[LAD] [ANN] LV2 beta3

Thomas Vecchione seablaede at gmail.com
Wed May 9 23:14:05 UTC 2007


> I don't really see the point of these "profiles" at all, to be honest.
> Seems like just defining things for the sake of defining things.

All it does is maintain an easier way of telling if a plugin will work 
for the end user.

Keep in mind I am NOT talking about the programmer here, I am referring 
strictly for the end user.  And these 'profiles' actually are nothing 
that isn't already in the spec, just put together in a different way 
that is simpler for an end user to understand.


> Either a plugin author supports these features, or not.
> Either a host author supports these features, or not.

And that is great, for the programmers.

> Either way, everything just works (or not) as it should.
> 

Not to someone not familiar with the internals of how LV2 works.  As an 
example(I hate to bring up) how many people do you think could tell you 
how the ineternals of a VST program work.  Heck how many do you think 
have an even basic idea of computer programming, much less tell you the 
above.

> I understand the idea of "plugin A doesn't work in host B" is maybe
> unnerving at first glance, but you're looking at it from a strange
> perspective and trying to come up with solutions to a problem that
> simply doesn't exist.

Actually this is just it, I understand it perfectly well.  I am the one 
stuck helping many people looking to use linux for audio that it would 
make no sense whatsoever to.

"Why can't my plugin that is LV2, that is the same thing as a AU or VST 
plugin, work in this program that is LV2 compliant?"
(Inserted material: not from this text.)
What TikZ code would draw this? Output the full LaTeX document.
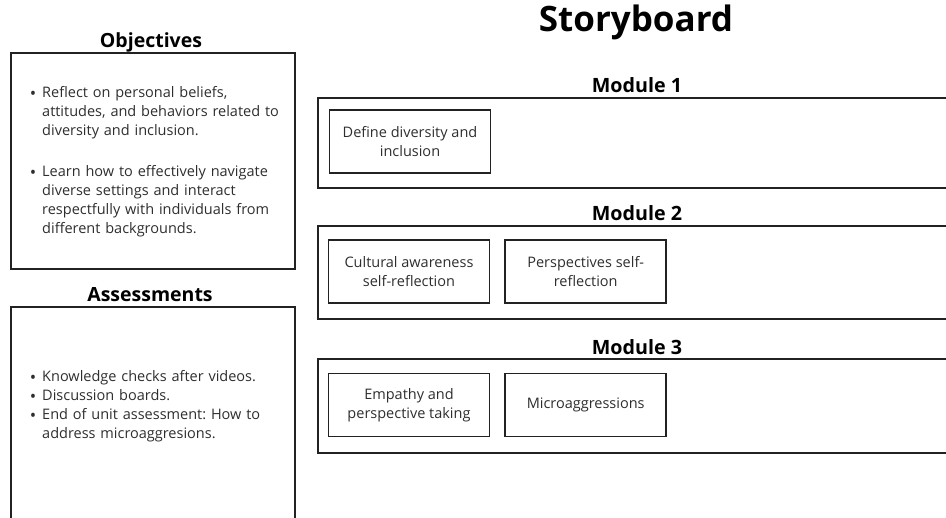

Again for a programmer and specifically someone familiar with how LV2 
works, that is fine.  For someone that has no concept of programming, 
and just want something that works when(To them) it is supposed to, this 
is a huge screwup that can be fixed relatively easily to be honest.

> Host H is a command line app, and doesn't support GUIs.
> Plugin P is a plugin with an optional GUI.
> Plugin G is a plugin with a mandatory GUI (silly example, yes).
> 
> P works in H, P's GUI doesn't.
> G doesn't work in H.
> 
> Of course GUIs don't work in H - it doesn't support GUIs!  There is no
> problem here...
> 

Until you get someone that has no clue in programming say...

Hey this had a GUI in this application, why doesn't it here?

And you try to explain that it is because this implementation doesn't 
support GUIs, and they take that to mean the programming is broken 
because it doesn't work for them.

Once again, this is not about me I am mentioning this.  This is for the 
half dozen people(As of right now, obviously not counting those that I 
have gotten used to linux and how things work that might start again) 
that still come to me wondering why something doesn't 'just work'.